What is quality education? According research by the Gates Foundation, the key to quality education is a good teacher in every classroom. A few weeks ago, on July 1, Arne Duncan, Secretary of Education, wrote the following in a letter for the July, 2011 Virtual Conference on education.

The center of a classroom is not a test, a textbook, or the posters on the wall. It's not a state or district policy, and it most certainly is not a federal law.

The heart of the classroom is found in the unique relationships between students and teachers. In the same way that a family turns a house into a home, a physical and emotional transformation takes place when teachers and students work together in community to reach common goals. We see it in the trust, the expectations, the experiences and the knowledge of every person in the class.

The Gates Foundation and Arne Duncan are not the only ones to say the teacher is the key. Many educators and thought leaders also do so.

Panelists on the Teaching Panel at the Goldman Sachs-Stanford Education conference on June 23 all said that a high quality teacher is one who connects with the student. The panelists to a person said that the teacher who cared, the teacher who had high standards was their favorite teacher.

Here is another important fact: Students who could name a favorite teacher in school were the ones who stayed in school; students who could not name a favorite teacher were twice as likely to drop out, according to the panelists.

If most of our thought leaders agree that the teacher is the key and the relationship of the teacher to the students is also key, why we are not doing much more to support teachers?
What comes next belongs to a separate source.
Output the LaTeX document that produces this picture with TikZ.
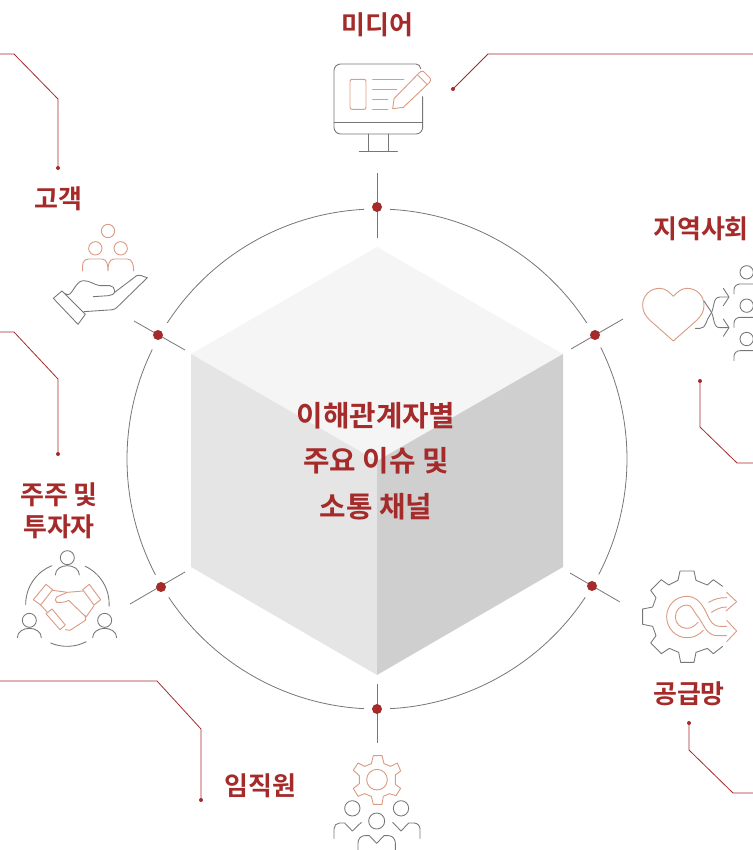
\documentclass[tikz,border=0pt]{standalone}
\usepackage{fontspec}
\setmainfont{Noto Sans CJK KR}[BoldFont={Noto Sans CJK KR Bold}]
\definecolor{lab}{HTML}{A52A2A}
\definecolor{redl}{HTML}{A52A2A}
\definecolor{gry}{HTML}{767676}
\definecolor{sal}{HTML}{DB9C84}
\tikzset{
 lbl/.style={text=lab,font=\bfseries\fontsize{19.5}{25}\selectfont,align=center,inner sep=0pt},
 lead/.style={draw=redl,line width=0.6pt},
 enddot/.style={circle,fill=redl,minimum size=3pt,inner sep=0pt},
 ring/.style={draw=gry,line width=0.6pt},
 hub/.style={circle,fill=redl,minimum size=7.5pt,inner sep=0pt},
 ig/.style={draw=gry,line width=0.65pt,line join=round,line cap=round},
 ir/.style={draw=sal,line width=0.7pt,line join=round,line cap=round},
}
\begin{document}
\begin{tikzpicture}[x=0.75pt,y=-0.75pt]
\useasboundingbox (0,0) rectangle (753,850);
% cube
\fill[fill=black!4] (377,247)--(563,354)--(377,461)--(191,354)--cycle;
\fill[fill=black!10] (191,354)--(377,461)--(377,675)--(191,567)--cycle;
\fill[fill=black!19] (563,354)--(377,461)--(377,675)--(563,567)--cycle;
% ring arcs (centre 377,459 radius 250)
\def\arcseg#1#2{\draw[ring] ({377+250*cos(#1)},{459-250*sin(#1)}) arc[start angle=-#1,end angle=-#2,radius=250];}
\arcseg{87}{33}
\arcseg{26.5}{-27.5}
\arcseg{-33.6}{-87}
\arcseg{-93}{-146.4}
\arcseg{-152.4}{-206}
\arcseg{-213}{-267}
% ticks and hubs
\coordinate (t1a) at (377,173); \coordinate (t1b) at (377,238);
\coordinate (t2a) at (623,319); \coordinate (t2b) at (571,349);
\coordinate (t3a) at (620,602); \coordinate (t3b) at (570,573);
\coordinate (t4a) at (377,684); \coordinate (t4b) at (377,743);
\coordinate (t5a) at (130,604); \coordinate (t5b) at (185,572);
\coordinate (t6a) at (134,321); \coordinate (t6b) at (185,350);
\foreach \i in {1,...,6}{\draw[ring] (t\i a)--(t\i b);}
\node[hub] (h1) at (377,207) {};
\node[hub] (h2) at (595,335) {};
\node[hub] (h3) at (592,586) {};
\node[hub] (h4) at (377,709) {};
\node[hub] (h5) at (161,587) {};
\node[hub] (h6) at (158,335) {};
% leaders
\node[enddot] (d1) at (58,168) {};
\node[enddot] (d2) at (58,454) {};
\node[enddot] (d3) at (201,800) {};
\node[enddot] (d4) at (453,89) {};
\node[enddot] (d5) at (700,381) {};
\node[enddot] (d6) at (689,723) {};
\draw[lead] (0,54)--(14,54)--(58,99)--(d1.center);
\draw[lead] (0,332)--(14,332)--(58,379)--(d2.center);
\draw[lead] (0,681)--(157,681)--(201,729)--(d3.center);
\draw[lead] (753,54)--(488,54)--(d4.center);
\draw[lead] (d5.center)--(700,427)--(737,463)--(753,463);
\draw[lead] (d6.center)--(689,750)--(733,793)--(753,793);
% labels
\node[lbl] (l1) at (377.5,25) {미디어};
\node[lbl] (l2) at (58,198.5) {고객};
\node[lbl] (l3) at (701,229) {지역사회};
\node[lbl] (l4) at (59,510.5) {주주 및\\[-1pt]투자자};
\node[lbl] (l5) at (689,694) {공급망};
\node[lbl] (l6) at (260.5,786) {임직원};
\node[lbl,font=\bfseries\fontsize{21.6}{34.2}\selectfont] (c) at (376,461) {이해관계자별\\주요 이슈 및\\소통 채널};
% media icon
\begin{scope}[shift={(320,50)},x=0.25pt,y=-0.25pt]
\draw[ig] (308,140)--(308,232) arc[start angle=0,end angle=90,radius=20]--(62,252) arc[start angle=90,end angle=180,radius=20]--(42,62) arc[start angle=180,end angle=270,radius=20]--(288,42) arc[start angle=270,end angle=360,radius=14];
\draw[ig] (42,216)--(308,216);
\draw[ig] (146,252)--(146,304) (204,252)--(204,304) (118,304)--(232,304);
\draw[ir,rounded corners=1.5pt] (90,88) rectangle (138,178);
\draw[ir] (158,88)--(252,88) (158,117)--(230,117) (158,147)--(204,147) (158,177)--(204,177);
\draw[ir] (218,176)--(222,146)--(296,70) to[out=45,in=135] (310,64) -- (330,84) to[out=-45,in=45] (328,98) -- (250,172)--cycle;
\draw[ir] (292,74)--(322,104);
\end{scope}
% hand icon
\begin{scope}[shift={(40,215)},x=0.25pt,y=-0.25pt]
\draw[ir] (204,48) circle[radius=20] (166,100) circle[radius=20] (242,100) circle[radius=20];
\draw[ir] (128,168)--(128,150) to[out=90,in=180] (146,132)--(186,132) to[out=0,in=90] (204,168) to[out=90,in=180] (222,132)--(262,132) to[out=0,in=90] (281,168);
\draw[ig] (40,250)--(66,228) -- (136,298) -- (114,328) --cycle;
\draw[ig] (76,236) to[out=-40,in=180] (130,197) to[out=0,in=170] (180,212)--(210,212) to[out=0,in=90] (224,228) to[out=-90,in=0] (205,242)--(160,245);
\draw[ig] (224,232) -- (290,182) to[out=20,in=170] (322,188) -- (232,276) to[out=-135,in=0] (205,285) -- (132,290);
\end{scope}
% heart icon
\begin{scope}[shift={(630,255)},x=0.25pt,y=-0.25pt]
\draw[ir] (130,124) to[out=135,in=0] (88,100) to[out=180,in=90] (38,150) to[out=-90,in=135] (60,196) -- (130,258) -- (200,196) to[out=45,in=-90] (222,150) to[out=90,in=0] (172,100) to[out=180,in=45] (130,124);
\draw[ig] (196,220)--(210,220) to[out=0,in=-130] (240,180) to[out=50,in=180] (270,126)--(296,126);
\draw[ig] (222,138)--(240,165) to[out=-50,in=180] (270,218)--(296,218);
\draw[ig] (280,100)--(297,126)--(280,152) (280,192)--(297,218)--(280,244);
\foreach \yy in {0,100,200}{
\draw[ig] (350,{52+\yy}) circle[radius=20];
\draw[ig] (312,{117+\yy})--(312,{104+\yy}) to[out=90,in=180] (330,{87+\yy})--(369,{87+\yy});}
\end{scope}
% gear icon
\begin{scope}[shift={(630,565)},x=0.25pt,y=-0.25pt]
\draw[ig] (278,64)--(250,44)--(232,60)--(198,46)--(192,18)--(150,18)--(144,46)--(116,60)--(94,44)--(62,76)--(78,98)--(68,126)--(38,132)--(38,178)--(68,184)--(78,212)--(62,234)--(94,266)--(118,250)--(146,262)--(152,292)--(192,292)--(198,262)--(232,250)--(250,266)--(278,244);
\draw[ir] (290,82)--(320,110)--(288,138) (290,166)--(320,198)--(290,230);
\draw[ir] (290,98) to[out=180,in=30] (236,112) (290,126) to[out=180,in=30] (244,142);
\draw[ir] (290,184)--(270,184) to[out=180,in=-60] (222,130) to[out=120,in=0] (170,94) to[out=180,in=90] (110,155) to[out=-90,in=180] (170,218) to[out=0,in=-135] (220,196);
\draw[ir] (290,212)--(262,212) to[out=180,in=-50] (200,150) to[out=130,in=0] (170,120) to[out=180,in=90] (136,156) to[out=-90,in=180] (170,190) to[out=0,in=-135] (204,172);
\end{scope}
% workers icon
\begin{scope}[shift={(320,745)},x=0.25pt,y=-0.25pt]
\draw[ir] (160,32)--(186,32)--(192,56)--(212,64)--(232,54)--(242,78)--(226,90)--(226,118)--(242,130)--(228,152)--(208,146)--(190,154)--(186,178)--(160,178)--(154,154)--(134,146)--(114,154)--(100,130)--(118,116)--(118,92)--(100,76)--(114,54)--(134,64)--(154,56)--cycle;
\draw[ir] (171,104) circle[radius=31];
\draw[ig] (97,190) circle[radius=23] (243,190) circle[radius=23] (170,228) circle[radius=24];
\draw[ig] (42,280)--(42,252) to[out=90,in=180] (58,234)--(74,234)--(97,258)--(124,232);
\draw[ig] (218,232)--(243,258)--(266,234)--(282,234) to[out=0,in=90] (300,252)--(300,280);
\draw[ig] (114,315)--(114,294) to[out=90,in=180] (134,272)--(148,272)--(170,295)--(192,272)--(206,272) to[out=0,in=90] (226,294)--(226,315);
\end{scope}
% handshake icon
\begin{scope}[shift={(10,545)},x=0.25pt,y=-0.25pt]
\draw[ig] (172,38) circle[radius=21] (58,226) circle[radius=21] (284,226) circle[radius=21];
\foreach \xx/\yy in {172/90,58/278,284/278}{
\draw[ig] ({\xx-36},\yy) to[out=90,in=180] (\xx,{\yy-28}) to[out=0,in=90] ({\xx+36},\yy);}
\draw[ig] (126,62) arc[start angle=-111.6,end angle=-180,radius=125];
\draw[ig] (226,64) arc[start angle=-64.6,end angle=3,radius=125];
\draw[ig] (122,294) arc[start angle=113,end angle=63,radius=126];
\draw[ir] (70,164)--(108,118)--(128,134)--(92,180)--cycle;
\draw[ir] (272,164)--(238,118)--(218,134)--(252,180)--cycle;
\draw[ir] (128,136)--(172,142)--(218,138);
\draw[ir] (172,142)--(140,156) to[out=-150,in=150] (140,172) to[out=0,in=-150] (176,166)--(228,216)--(252,182);
\draw[ir] (92,180)--(112,202);
\draw[ir] (108,206)--(126,192)--(166,240)--(150,254)--cycle;
\draw[ir] (166,254)--(180,256)--(226,226)--(226,212);
\end{scope}
\end{tikzpicture}
\end{document}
According to Randi Weinberg, President of AFT, teachers need technology training, professional development, time to collaborate and appreciation. Teachers go into teaching to make a difference, not to make a big salary. That is why money is not principal motivator, according to Daniel Pink. However, to earn the respect of society, teachers need to be paid well. Our society gives respect those who earn high salaries. Look at the highly respected teachers in Finland, for example; teachers are one of highest paid professions.

Why aren't teachers appreciated more in America? Unfortunately, there is a tradition of low respect which we need to change. Why are professional development days being cut from the budget? We are prioritizing the wrong things at the government level.

Everyone looks to Finland as the highest scoring country on the PISA test (we are not in the top ten) and wonders what the 'silver bullet' is. (PISA test is the Programme for International Student Assessment (PISA), a worldwide evaluation of 15-year-old scholastic performance.) There is no silver bullet; there is no superman. What Finland does is treat teachers with high respect, good salaries, freedom to adapt the curriculum and little standardized testing. All the countries that are scoring at the top follow the Finnish model.

We should too.

Unlike Finland, we have little respect for teachers and we have scripted curriculum in the classroom. Teachers are told what to teach on each day of the school year. This may be useful for a beginning teacher, but it is not good for the experienced teacher. It removes creativity and enthusiasm. We force teachers to use a scripted curriculum because we don't trust and respect the teacher and yet we want the teacher to be excited and enthusiastic to be in the classroom. Our policies run counter to our goals,

We need to ask ourselves, how can teachers feel good about themselves when they are scripted and constantly under attack? Films like Waiting for Superman only made teachers feel terrible about themselves by targeting them and the teachers unions as the main reason for failing schools.

If teachers feel bad about themselves how can they be in a position to give and make others feel good about themselves?

We have the Teach for America program which is a terrific program and a good way to get top students interested in teaching. But look at the statistics -- they only stay for two years. They leave discouraged because there is little or no support for new teachers. More than fifty percent of new teachers drop out after five years of teaching costing us millions of dollars in wasted resources.

The Gates Foundation, probably the most influential foundation focusing on federal education policies, knows that teachers are the key but their policies are not consistent with this. Rather than emphasizing testing and value added evaluation, they should focus on the best ways to support the teacher in the classroom.

We should all support the American dream by supporting the classroom teacher. That does not mean we give up standardized testing and evaluating teachers; it just means that we don't focus on it. We focus on supporting teachers.

Teachers, parents, and policymakers all have the same goal, a quality education for all. We need to work together as a team to solve our education problems today and not single out our teachers as being solely responsible. Hillary Clinton was right all years ago when she quoted the African proverb, "It takes a village to raise a child." It also takes a village to assure quality education for all our children.